By the Publishing Industry’s own admission they (as a group) reject 19 out of 20 books and book ideas that are presented to them. I’m a big fan and enthusiastic customer of the traditional publishing industry, so this is not meant as a compliant, just the description of a problem.
The top three reasons traditional publishers will send you a rejection slip when you’ve submitted your brilliant manuscript are:
3. It isn’t any good.
This is the reason most publishers will cite most of the time when trying to explain why such a limited number of new books are published each year, from the large number submitted in the hopes of publication.
And it has some merit. Not all of us write well, but many of us who don’t write well don’t recognize our need for more writing training or at least a good editor. A good example is The Great American Parade, reviewed by the Washington Post a few years back:
But this argument that the Publishing Industry is somehow saving the world from having to read badly written books is only one reason, and not the primary reason, for a given book’s rejection slip.
2. The Publisher has already published one of those.
Most publishers are, quite rightly, concerned about making a profit on the books they print. So if they have published an Economics 101 textbook, why would they publish a second one on the same subject?
It would just compete with the first title and now they have to handle and promote two books for the same amount of sales revenue. This problem is so bad that there are only approximately six Economics 101 textbooks available in the US English speaking market today. The reason for this is that there are about six major US textbook publishers and they each have their Economics 101 textbook.

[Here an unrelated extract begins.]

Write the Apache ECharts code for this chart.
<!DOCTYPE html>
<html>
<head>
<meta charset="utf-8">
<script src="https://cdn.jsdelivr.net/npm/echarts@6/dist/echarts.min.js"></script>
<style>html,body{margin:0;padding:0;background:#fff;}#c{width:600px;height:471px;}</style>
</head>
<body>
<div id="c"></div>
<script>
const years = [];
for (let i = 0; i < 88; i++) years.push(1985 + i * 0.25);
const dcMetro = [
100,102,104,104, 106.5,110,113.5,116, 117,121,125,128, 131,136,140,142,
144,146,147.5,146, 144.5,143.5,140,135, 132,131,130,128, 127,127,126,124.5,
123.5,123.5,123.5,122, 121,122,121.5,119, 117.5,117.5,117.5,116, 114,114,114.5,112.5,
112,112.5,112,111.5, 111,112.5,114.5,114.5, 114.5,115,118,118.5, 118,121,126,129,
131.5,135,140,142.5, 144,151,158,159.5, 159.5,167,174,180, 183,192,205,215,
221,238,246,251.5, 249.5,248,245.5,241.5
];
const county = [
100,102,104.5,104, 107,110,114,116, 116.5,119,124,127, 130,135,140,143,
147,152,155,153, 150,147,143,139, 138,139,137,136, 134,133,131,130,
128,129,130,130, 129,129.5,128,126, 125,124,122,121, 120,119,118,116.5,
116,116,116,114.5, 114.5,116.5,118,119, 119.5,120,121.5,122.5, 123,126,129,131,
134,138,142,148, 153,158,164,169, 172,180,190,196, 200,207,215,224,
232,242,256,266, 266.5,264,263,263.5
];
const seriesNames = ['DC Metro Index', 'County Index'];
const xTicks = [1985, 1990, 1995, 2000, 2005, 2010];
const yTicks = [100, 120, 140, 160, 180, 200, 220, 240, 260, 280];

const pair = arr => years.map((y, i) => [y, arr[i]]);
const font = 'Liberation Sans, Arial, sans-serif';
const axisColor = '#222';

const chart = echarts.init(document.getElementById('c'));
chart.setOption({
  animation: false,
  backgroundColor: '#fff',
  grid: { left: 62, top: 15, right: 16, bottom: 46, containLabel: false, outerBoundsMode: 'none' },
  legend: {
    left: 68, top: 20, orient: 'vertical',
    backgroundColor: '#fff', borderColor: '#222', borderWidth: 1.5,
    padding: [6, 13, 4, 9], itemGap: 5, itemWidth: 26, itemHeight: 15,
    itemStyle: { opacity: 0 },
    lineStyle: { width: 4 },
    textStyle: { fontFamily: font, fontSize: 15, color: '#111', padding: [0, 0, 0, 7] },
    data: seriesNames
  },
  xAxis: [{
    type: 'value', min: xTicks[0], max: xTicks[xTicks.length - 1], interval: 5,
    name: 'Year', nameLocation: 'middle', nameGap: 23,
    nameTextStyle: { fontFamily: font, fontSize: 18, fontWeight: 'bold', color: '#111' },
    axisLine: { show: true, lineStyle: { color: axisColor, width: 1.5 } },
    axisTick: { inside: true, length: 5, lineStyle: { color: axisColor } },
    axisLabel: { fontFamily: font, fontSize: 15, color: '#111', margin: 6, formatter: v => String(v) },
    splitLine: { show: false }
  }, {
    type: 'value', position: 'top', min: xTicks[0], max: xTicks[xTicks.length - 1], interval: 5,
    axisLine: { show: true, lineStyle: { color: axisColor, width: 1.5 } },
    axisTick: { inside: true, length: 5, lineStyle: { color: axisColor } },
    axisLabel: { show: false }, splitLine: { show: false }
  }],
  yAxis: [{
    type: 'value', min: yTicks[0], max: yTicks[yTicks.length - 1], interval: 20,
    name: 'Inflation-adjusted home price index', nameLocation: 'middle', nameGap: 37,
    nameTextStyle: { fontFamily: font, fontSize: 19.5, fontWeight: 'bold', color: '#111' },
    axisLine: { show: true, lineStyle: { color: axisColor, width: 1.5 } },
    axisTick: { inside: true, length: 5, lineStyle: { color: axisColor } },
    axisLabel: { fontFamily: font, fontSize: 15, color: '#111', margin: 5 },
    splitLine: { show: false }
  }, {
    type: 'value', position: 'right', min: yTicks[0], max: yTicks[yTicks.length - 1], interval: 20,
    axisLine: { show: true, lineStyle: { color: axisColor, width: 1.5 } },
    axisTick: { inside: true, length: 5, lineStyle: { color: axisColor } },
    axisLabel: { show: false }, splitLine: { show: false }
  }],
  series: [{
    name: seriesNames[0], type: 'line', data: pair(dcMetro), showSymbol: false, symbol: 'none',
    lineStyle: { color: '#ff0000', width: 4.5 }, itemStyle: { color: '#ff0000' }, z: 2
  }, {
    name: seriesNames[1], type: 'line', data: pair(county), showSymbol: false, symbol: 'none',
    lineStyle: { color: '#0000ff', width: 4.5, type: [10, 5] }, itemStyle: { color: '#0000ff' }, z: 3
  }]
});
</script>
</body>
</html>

Yet there have to be 100,000 Economics professors and others in the US alone who are qualified to write a better Economics 101 textbook. The odds are that at least a few of those potential authors have to be able to write a better textbook than the six titles currently available.
So if your book is a better version of a commonly available book, such as another Legal Thriller (John Grisham et al) or another book on how to get the most out of your Apple iPhone, good luck getting a traditional publisher to return your phone call.
1. The market for your book is too small.
All publishers need to make money from the books they publish. So the first thing they do when they receive a new book or book proposal is to calculate how big the market is for the book they are looking at. If the publisher concludes that the book is only going to sell a few thousand copies per year, they won’t even bother to read it. Some junior editor fresh out of State U with their English degree will hit the “rejection letter” button.
This need for volume that traditional publishers have is a big problem for aspiring authors and for the marketplace for books, because it effectively shuts the door on both new authors who need the opportunity to hone their craft, and it shuts the door on all the specialty books which may be of huge value to some, admittedly small, community.
In books this problem is important, because books convey human knowledge. To maintain our complex western democracies requires that we educate the next generation better than the current one. Rejecting books simply because they won’t sell more than some arbitrary number is harmful to this important goal. As the “Long Tail” theory explains, the potential readership of millions of specialty books can be greater than all the readership of just the few thousand titles the traditional publishing industry is willing to publish each year.
The good news is that in the age of the Internet there is no reason to reject books simply because they might not sell thousands of copies. Authors can become their own publishers. Or they can partner with any number of new “NextGen”, or Next Generation, publishers who have sprung up to serve the needs of these authors
There are now thousands of authors who make good money writing and selling books that only sell a few hundred copies a year, because these books are of very high value to those few hundred customers.